Fontes de inspiração
Em Casa-Grande & Senzala, o escritor e sociólogo Gilberto Freyre imprimiu uma visão original da formação da família brasileira sob o regime de economia patriarcal a partir da moradia. “A casa-grande, completada pela senzala, representa todo um sistema econômico, social, político”, descreve o autor no prefácio do livro, lançado em 1933: “de produção (a monocultura latifundiária); de trabalho (a escravidão); de transporte (o carro de boi, o bangüê, a rede, o cavalo); de religião (o catolicismo de família, com capelão subordinado ao pater familias, culto dos mortos, etc.); de vida sexual e de família (o patriarcalismo polígamo)”, entre outros.
“Desse patriarcalismo absorvente dos tempos coloniais a casa-grande do engenho Noruega, em Pernambuco, cheia de salas, quartos, corredores, duas cozinhas de convento, despensa, capela, puxadas, parece-me expressão sincera e completa”, menciona ainda Freyre, que em sua vasta produção novamente enfocaria a casa como elemento representativo da sociedade patriarcal no Brasil em Sobrados e Mucambos.
Nesta obra, de 1936, ele aborda a decadência do patriarcado rural e o desenvolvimento do urbano a partir dos conflitos e conciliações entre o engenho e a praça, a casa e a rua, o pai e o filho, a mulher e o homem, o sobrado e o mucambo, e de outros aspectos das relações entre raça e classe.

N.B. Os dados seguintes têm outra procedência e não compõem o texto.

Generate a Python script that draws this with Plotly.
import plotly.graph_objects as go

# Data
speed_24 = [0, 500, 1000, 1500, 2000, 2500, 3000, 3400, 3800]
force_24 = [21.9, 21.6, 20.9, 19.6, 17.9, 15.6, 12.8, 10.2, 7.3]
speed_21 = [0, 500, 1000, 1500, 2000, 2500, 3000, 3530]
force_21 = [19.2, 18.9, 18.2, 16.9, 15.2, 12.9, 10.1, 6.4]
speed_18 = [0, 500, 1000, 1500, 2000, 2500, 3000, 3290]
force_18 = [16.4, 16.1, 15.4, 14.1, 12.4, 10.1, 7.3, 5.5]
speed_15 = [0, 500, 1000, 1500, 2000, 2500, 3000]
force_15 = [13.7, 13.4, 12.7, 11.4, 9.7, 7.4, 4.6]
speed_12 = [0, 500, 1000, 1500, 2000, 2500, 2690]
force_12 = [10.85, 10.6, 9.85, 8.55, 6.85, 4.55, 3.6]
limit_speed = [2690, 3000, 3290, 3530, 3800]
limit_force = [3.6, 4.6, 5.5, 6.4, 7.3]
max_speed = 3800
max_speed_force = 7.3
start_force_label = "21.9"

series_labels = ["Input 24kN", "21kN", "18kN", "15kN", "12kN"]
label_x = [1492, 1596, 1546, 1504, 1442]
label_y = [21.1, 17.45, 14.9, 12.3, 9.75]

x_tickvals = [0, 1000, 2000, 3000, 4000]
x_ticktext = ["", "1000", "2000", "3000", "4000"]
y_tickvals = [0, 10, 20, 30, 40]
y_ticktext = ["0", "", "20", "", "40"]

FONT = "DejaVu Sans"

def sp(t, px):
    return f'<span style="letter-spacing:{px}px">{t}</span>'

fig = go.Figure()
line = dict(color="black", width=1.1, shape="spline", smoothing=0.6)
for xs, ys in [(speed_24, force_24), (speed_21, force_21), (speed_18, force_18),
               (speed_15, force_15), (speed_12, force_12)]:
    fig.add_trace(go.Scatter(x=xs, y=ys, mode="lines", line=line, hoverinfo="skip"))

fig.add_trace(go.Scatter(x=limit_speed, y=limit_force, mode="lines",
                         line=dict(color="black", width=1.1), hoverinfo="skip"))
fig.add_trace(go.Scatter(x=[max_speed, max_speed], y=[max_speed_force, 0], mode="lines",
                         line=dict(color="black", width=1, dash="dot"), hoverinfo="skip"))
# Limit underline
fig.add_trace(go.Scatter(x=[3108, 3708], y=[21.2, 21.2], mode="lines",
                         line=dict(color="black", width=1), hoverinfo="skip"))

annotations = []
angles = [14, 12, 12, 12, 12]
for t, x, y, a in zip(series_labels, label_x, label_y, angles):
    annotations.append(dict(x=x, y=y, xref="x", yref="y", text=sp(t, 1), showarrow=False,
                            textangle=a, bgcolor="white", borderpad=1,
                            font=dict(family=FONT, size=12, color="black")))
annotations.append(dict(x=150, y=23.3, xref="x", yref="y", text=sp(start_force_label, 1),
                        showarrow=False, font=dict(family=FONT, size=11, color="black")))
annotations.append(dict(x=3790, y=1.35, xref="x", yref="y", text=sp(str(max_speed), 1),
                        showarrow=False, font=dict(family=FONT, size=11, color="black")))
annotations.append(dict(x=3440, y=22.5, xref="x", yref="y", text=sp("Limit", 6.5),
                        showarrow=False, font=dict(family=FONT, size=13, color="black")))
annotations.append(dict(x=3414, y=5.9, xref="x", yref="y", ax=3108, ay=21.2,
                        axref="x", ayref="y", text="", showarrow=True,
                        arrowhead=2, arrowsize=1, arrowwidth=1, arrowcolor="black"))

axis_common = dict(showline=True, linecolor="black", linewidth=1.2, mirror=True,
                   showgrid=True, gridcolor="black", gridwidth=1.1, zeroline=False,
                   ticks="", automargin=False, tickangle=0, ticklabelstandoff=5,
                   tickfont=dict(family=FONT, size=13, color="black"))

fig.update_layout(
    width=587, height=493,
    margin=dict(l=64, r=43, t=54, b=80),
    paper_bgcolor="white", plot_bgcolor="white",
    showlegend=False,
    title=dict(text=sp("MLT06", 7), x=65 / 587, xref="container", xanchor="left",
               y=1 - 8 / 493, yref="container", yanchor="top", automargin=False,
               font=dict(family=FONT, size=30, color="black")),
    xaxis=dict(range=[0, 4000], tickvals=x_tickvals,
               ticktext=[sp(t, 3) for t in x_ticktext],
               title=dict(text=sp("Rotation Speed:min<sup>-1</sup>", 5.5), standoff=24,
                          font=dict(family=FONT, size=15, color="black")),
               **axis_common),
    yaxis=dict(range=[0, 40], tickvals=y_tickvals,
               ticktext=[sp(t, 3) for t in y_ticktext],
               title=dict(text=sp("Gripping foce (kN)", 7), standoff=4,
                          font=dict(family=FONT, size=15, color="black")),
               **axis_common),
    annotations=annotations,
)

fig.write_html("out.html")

Na fonte em que Adriana foi buscar inspiração para sua tese figura também o livro Casa Paulista: História das Moradias Anteriores ao Ecletismo Trazido pelo Café, de 1999. Nele, o arquiteto, artista plástico e professor do Departamento de História da Arquitetura e Estética do Projeto da Faculdade de Arquitetura e Urbanismo da USP, Carlos Alberto Cerqueira Lemos, mostra como mudanças nas relações sociais foram alterando a organização das residências dos paulistas.